By the time I got there my clothes were hanging down from my body heavier than chain mail with all the rain they'd absorbed. My eyes were raw from my misguided efforts to rub away the stinging and I'd picked up a deep scratch behind my right knee from somewhere or other (did I mention I had shorts on?) But I don't want this to come across as one more in my long list of grumbles about my holiday, because--and perhaps you'll recommend I should be locked up for this--I enjoyed every minute of the experience. Perverse? It was like being inside a T'ang Dynasty Chinese poem about mad monks out in the wilds looking for enlightenment. The mad monk being yours truly. I may not be able to write poems like Li Po, but I'm damn good at getting cold and wet.
I didn't find enlightenment, of course.

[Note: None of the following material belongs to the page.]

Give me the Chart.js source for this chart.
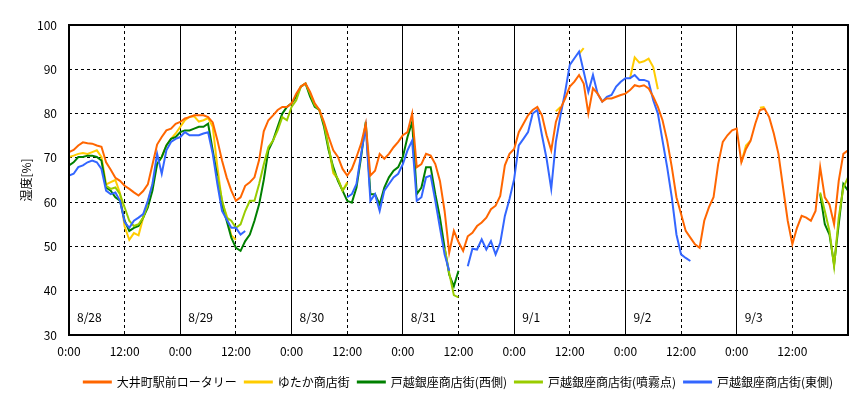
<!DOCTYPE html>
<html>
<head>
<meta charset="utf-8">
<script src="https://cdn.jsdelivr.net/npm/chart.js@4.4.1/dist/chart.umd.min.js"></script>
<style>
  html, body { margin: 0; padding: 0; background: #fff; }
</style>
</head>
<body>
<canvas id="humidityChart" width="865" height="398"></canvas>
<script>
// hours since 8/28 0:00 (hourly readings)
const hours = Array.from({ length: 169 }, (_, i) => i);
const dayLabels = ["8/28", "8/29", "8/30", "8/31", "9/1", "9/2", "9/3"];
const timeLabels = ["0:00", "12:00"];
const seriesNames = ["大井町駅前ロータリー", "ゆたか商店街", "戸越銀座商店街(西側)", "戸越銀座商店街(噴霧点)", "戸越銀座商店街(東側)"];
const n = null;

const ooimachi = [
  71.3, 71.8, 72.8, 73.5, 73.3, 73.2, 72.8, 72.5, 69.0, 67.3, 65.5, 64.8,
  63.7, 63.0, 62.2, 61.5, 62.5, 64.0, 68.5, 73.0, 74.7, 76.2, 76.6, 77.7,
  78.1, 78.9, 79.2, 79.6, 79.6, 79.6, 79.2, 78.0, 74.0, 69.4, 65.6, 62.6,
  60.3, 61.1, 63.7, 64.5, 65.6, 69.5, 76.0, 78.5, 79.6, 80.8, 81.5, 81.5,
  82.3, 84.5, 86.1, 86.8, 84.9, 82.3, 80.8, 78.1, 74.7, 71.7, 70.2, 67.5,
  66.0, 67.5, 70.2, 73.2, 77.7, 66.0, 67.1, 70.9, 69.8, 70.9, 72.4, 73.6,
  75.1, 75.8, 80.0, 67.9, 68.6, 70.9, 70.5, 68.6, 64.8, 58.0, 48.6, 53.5,
  51.0, 49.0, 52.3, 53.1, 54.6, 55.4, 56.5, 58.4, 59.2, 61.4, 68.3, 70.9,
  72.0, 75.8, 77.7, 79.6, 80.8, 81.5, 79.6, 75.1, 71.7, 78.1, 81.1, 83.4,
  86.1, 87.2, 88.7, 86.8, 80.0, 85.7, 84.5, 82.7, 83.4, 83.4, 83.8, 84.2,
  84.5, 85.3, 86.4, 86.1, 86.4, 85.7, 83.8, 81.5, 78.5, 73.9, 67.9, 61.1,
  57.3, 53.5, 52.0, 50.5, 49.7, 55.8, 58.8, 61.1, 68.6, 73.6, 75.1, 76.2,
  76.6, 69.0, 72.0, 73.9, 77.7, 80.8, 81.1, 79.2, 75.5, 70.9, 63.3, 55.8,
  50.5, 54.2, 56.9, 56.5, 55.8, 58.0, 67.9, 61.1, 59.5, 55.0, 64.8, 70.9,
  71.7
];

const yutaka = [
  70.2, 70.5, 70.9, 71.1, 70.9, 71.3, 71.7, 70.2, 64.0, 64.5, 65.0, 62.0,
  54.5, 51.5, 53.0, 52.5, 56.5, 60.0, 64.1, 68.6, 70.2, 72.8, 74.3, 75.5,
  77.0, 78.5, 79.3, 79.4, 78.2, 78.5, 79.0, 77.0, 68.0, 60.0, 57.0, 52.5,
  51.5, n, n, n, n, n, n, n, n, n, n, n,
  n, n, n, n, n, n, n, n, 72.4, 66.5, 65.2, 62.6,
  64.5, n, n, n, n, n, n, n, n, n, n, n,
  n, n, n, n, n, n, n, n, n, n, n, n,
  n, n, n, n, n, n, n, n, n, n, n, n,
  n, n, n, n, n, n, n, n, n, 80.5, 81.5, n,
  n, n, 93.5, 94.8, n, n, n, n, n, n, n, n,
  n, 88.0, 92.7, 91.5, 91.8, 92.4, 90.5, 85.5, n, n, n, n,
  n, n, n, n, n, n, n, n, n, n, n, n,
  n, 69.0, 72.8, 73.9, n, 81.3, 81.5, n, n, n, n, n,
  n, n, n, n, n, n, n, n, n, n, n, n,
  n
];

const togoshiWest = [
  68.3, 69.0, 70.2, 70.2, 70.5, 70.5, 70.2, 69.4, 63.3, 62.6, 61.1, 60.3,
  55.8, 53.5, 54.2, 54.6, 56.5, 58.8, 62.6, 68.6, 70.2, 72.8, 74.3, 74.7,
  75.8, 76.2, 76.2, 76.6, 77.0, 77.0, 77.7, 71.7, 65.6, 59.5, 55.8, 52.0,
  49.7, 49.0, 51.2, 52.7, 55.8, 59.5, 65.0, 71.7, 73.9, 77.0, 80.0, 81.5,
  82.3, 83.8, 86.1, 86.8, 83.8, 81.5, 80.8, 77.0, 71.7, 67.9, 64.8, 62.6,
  60.3, 59.9, 63.3, 70.2, 78.1, 61.8, 61.8, 59.5, 63.3, 65.6, 67.1, 67.9,
  70.2, 74.7, 78.1, 61.8, 63.3, 67.9, 67.9, 61.8, 56.5, 49.7, 43.6, 41.0,
  44.5, n, n, n, n, n, n, n, n, n, n, n,
  n, n, n, n, n, n, n, n, n, n, n, n,
  n, n, n, n, n, n, n, n, n, n, n, n,
  n, n, n, n, n, n, n, n, n, n, n, n,
  n, n, n, n, n, n, n, n, n, n, n, n,
  n, n, n, n, n, n, n, n, n, n, n, n,
  n, n, n, n, n, n, 61.8, 55.0, 52.7, 45.9, 55.0, 64.1,
  62.6
];

const togoshiMist = [
  n, n, n, n, n, n, n, n, 63.7, 63.0, 63.3, 61.8,
  58.8, 55.8, 54.6, 55.0, 56.5, 59.5, n, n, n, n, n, n,
  n, n, n, n, n, n, n, n, 66.0, 60.5, 56.5, 55.8,
  54.2, 55.0, 58.0, 60.3, 60.3, 64.1, 68.5, 72.4, 73.9, 76.2, 79.2, 78.5,
  81.5, 83.0, 86.1, 86.8, 84.5, 81.9, 80.8, 77.7, 72.4, 67.1, 65.2, 62.6,
  64.1, n, n, n, n, n, n, n, n, n, n, n,
  n, n, n, n, n, n, n, n, n, 49.7, 44.0, 39.0,
  38.5, n, n, n, n, n, n, n, n, n, n, n,
  n, n, n, n, n, n, n, n, n, n, n, n,
  n, n, n, n, n, n, n, n, n, n, n, n,
  n, n, n, n, n, n, n, n, n, n, n, n,
  n, n, n, n, n, n, n, n, n, n, n, n,
  n, n, n, n, n, n, n, n, n, n, n, n,
  n, n, n, n, n, n, 62.2, 58.0, 53.5, 45.5, 56.5, 63.3,
  65.6
];

const togoshiEast = [
  66.0, 66.4, 67.9, 68.3, 69.0, 69.4, 69.0, 67.5, 62.6, 61.8, 62.2, 60.3,
  55.5, 54.2, 55.8, 56.5, 57.3, 60.3, 64.1, 70.9, 66.4, 71.7, 73.6, 74.3,
  74.7, 75.8, 75.1, 75.1, 75.1, 75.5, 75.8, 70.9, 64.1, 58.0, 56.1, 54.2,
  54.2, 52.7, 53.5, n, n, n, n, n, n, n, n, n,
  n, n, n, n, n, n, n, n, n, n, n, n,
  61.1, 61.8, 64.1, 70.9, 77.0, 60.3, 61.8, 58.0, 62.6, 64.1, 65.6, 66.4,
  68.6, 71.7, 73.9, 60.3, 61.1, 65.6, 66.0, 60.3, 54.2, 48.2, 44.5, n,
  n, n, 45.5, 49.5, 49.3, 51.6, 49.3, 51.2, 48.2, 50.8, 56.9, 60.7,
  65.2, 72.8, 74.3, 75.8, 80.0, 80.8, 75.1, 69.8, 63.0, 73.6, 79.6, 84.9,
  91.0, 92.5, 94.0, 89.5, 84.9, 88.7, 84.5, 82.7, 83.8, 84.2, 86.1, 87.2,
  88.0, 88.0, 88.7, 87.6, 87.6, 87.2, 83.0, 80.0, 73.9, 67.9, 61.1, 52.7,
  48.2, 47.4, 46.7, n, n, n, n, n, n, n, n, n,
  n, n, n, n, n, n, n, n, n, n, n, n,
  n, n, n, n, n, n, n, n, n, n, n, n,
  n
];

const jpFont = "'Noto Sans CJK JP', 'DejaVu Sans', sans-serif";

// outer frame + date labels inside the plot; legend centred under the plot area
const framePlugin = {
  id: "frame",
  afterLayout(chart) {
    chart.legend.left = chart.chartArea.left;
    chart.legend.right = chart.chartArea.right;
  },
  afterDatasetsDraw(chart) {
    const { ctx, chartArea } = chart;
    const x = chart.scales.x;

    ctx.save();
    ctx.strokeStyle = "#000";
    ctx.lineWidth = 2;
    ctx.strokeRect(chartArea.left, chartArea.top, chartArea.right - chartArea.left, chartArea.bottom - chartArea.top);

    ctx.fillStyle = "#000";
    ctx.font = "12px " + jpFont;
    ctx.textAlign = "left";
    ctx.textBaseline = "middle";
    dayLabels.forEach((d, i) => {
      ctx.fillText(d, x.getPixelForValue(i * 24) + 8, chartArea.bottom - 18);
    });
    ctx.restore();
  }
};

function makeSet(label, data, color, order) {
  return {
    label: label,
    data: data,
    borderColor: color,
    backgroundColor: color,
    borderWidth: 2,
    pointRadius: 0,
    tension: 0,
    spanGaps: false,
    order: order
  };
}

const ctx = document.getElementById("humidityChart").getContext("2d");

const chart = new Chart(ctx, {
  type: "line",
  data: {
    labels: hours,
    datasets: [
      makeSet(seriesNames[0], ooimachi, "#FF6600", 0),
      makeSet(seriesNames[1], yutaka, "#FFCC00", 4),
      makeSet(seriesNames[2], togoshiWest, "#008000", 3),
      makeSet(seriesNames[3], togoshiMist, "#99CC00", 2),
      makeSet(seriesNames[4], togoshiEast, "#3366FF", 1)
    ]
  },
  options: {
    responsive: false,
    animation: false,
    devicePixelRatio: 1,
    layout: { padding: { left: 0, right: 17, top: 25, bottom: 0 } },
    plugins: {
      legend: {
        position: "bottom",
        labels: {
          boxWidth: 27,
          boxHeight: 1,
          padding: 8,
          color: "#000",
          font: { family: jpFont, size: 12 },
          sort: (a, b) => a.datasetIndex - b.datasetIndex
        }
      },
      tooltip: { enabled: false }
    },
    scales: {
      x: {
        type: "linear",
        min: 0,
        max: 168,
        ticks: {
          stepSize: 12,
          autoSkip: false,
          maxRotation: 0,
          padding: 9,
          color: "#000",
          font: { family: jpFont, size: 12 },
          callback: (v) => (v >= 168 ? "" : timeLabels[(v % 24) / 12])
        },
        grid: {
          color: (c) => (c.tick && c.tick.value % 24 === 0 ? "rgba(0,0,0,0)" : "#000"),
          lineWidth: 1,
          drawTicks: false
        },
        border: { display: false, dash: [3, 3] },
        afterFit: (s) => { s.height = 33; }
      },
      days: {
        type: "linear",
        axis: "x",
        position: "top",
        min: 0,
        max: 168,
        ticks: { stepSize: 24, display: false },
        grid: { color: "#000", lineWidth: 1, drawTicks: false },
        border: { display: false },
        afterFit: (s) => { s.height = 0; }
      },
      y: {
        min: 30,
        max: 100,
        ticks: {
          stepSize: 10,
          padding: 12,
          color: "#000",
          font: { family: jpFont, size: 12 }
        },
        grid: { color: "#000", lineWidth: 1, drawTicks: false },
        border: { display: false, dash: [3, 3] },
        title: {
          display: true,
          text: "湿度[%]",
          color: "#000",
          font: { family: jpFont, size: 12 },
          padding: { top: 19, bottom: 0 }
        },
        afterFit: (s) => { s.width = 69; }
      }
    }
  },
  plugins: [framePlugin]
});
</script>
</body>
</html>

That'll take a little more than a wet walk in the woods. But I did note, for future reference, that when I'm predicting how long a rainstorm will last I should probably check the direction that the wind is blowing in.(I can imagine Ed Abbey's ghost turning away in exasperation.) When I think back on the afternoon I could have figured that simple one out just by looking at the angle of the rain.

2 comments:

tom said...

good
good
been there felt the wet
can't run and hide
every time it turns bad
up here we'd spend all winter
cowering indoors
and slowly begin climbing
imaginary walls

get wet
get dry

reading tonight with Ralph and Sharon - then joint reading of Ralph's new book Psalms

getting nervous
but got new glasses today so should
be able to see the print better
ha

Bruce Hodder said...

Ride out boy and send it solid, as Tennessee Williams once said to Marlon Brando. You have some stiff competition there, but you're a good poet. You can handle it!

Say hello to Ralph and Shron for me.